Better version, start reading up on the math of noise sources in whatever device you want to use for a sensor. Also do an analysis of N samples to see how close the result comes to the expectation value given the type of noise involved and what deviation is expected at N samples.
The general idea is that there are many noise sources which technology normally needs to route around. To find random number sources, you reverse this.
Even something as simple as packet latency is really hard to get from JS. the timing functions you get from the browser are way too low resolution. Also the only network latency you can test for is doing an xmlhttp request as that's the only way o do any network communication (minus web sockets which arent generally available)
Aside of that, you get no direct hardware access to measure and even if you would, there is still the timer resolution problem.
Very recent browsers provide an API to get strong random numbers, but this is even less widely available than web sockets.
So either you take the mouse movement or you use something like Java or Flash, or you use bad numbers.
> * the timing functions you get from the browser are way too low resolution.*
The JS time function returns epoch milliseconds, not seconds. At the scale of network latency (hundreds if not thousands of milliseconds), the lower order bits should be effectively uniformly distributed. Resolution isn't your problem, the number of usable bits per network call is.

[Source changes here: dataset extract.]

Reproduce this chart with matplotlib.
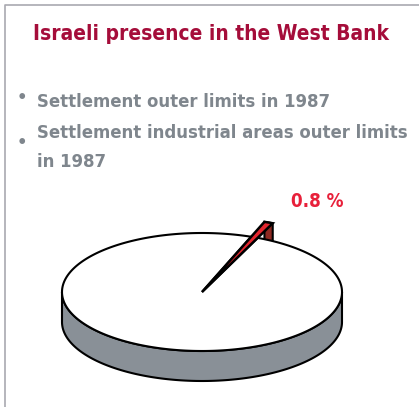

The problem is that the JS engines in browsers rely on not-so-sophisticated APIs to get to their millisecond values. This means that yes, you do get time in milliseconds, but the value is only updated every 40 to 100 ms
obsessive correction of small, largely irrelevant detail (while upvoting in general agreement): what you subtract (the constant shift, which actually does have some structure) is the bias. what you're left with is the dark noise.
you could also point the camera at a flat white surface - that would give you a lot more noise (so much you probably don't need to worry about subtracting anything, if you just take the least significant bits from each pixel)
[i hope i'm right - i wrote astronomy image reducing software for a living]
Seems like overall, it's definitely code to help thwart gaming of the +1 system, as there is already a cottage industry that offers (presumably) automated +1 clicking services for money.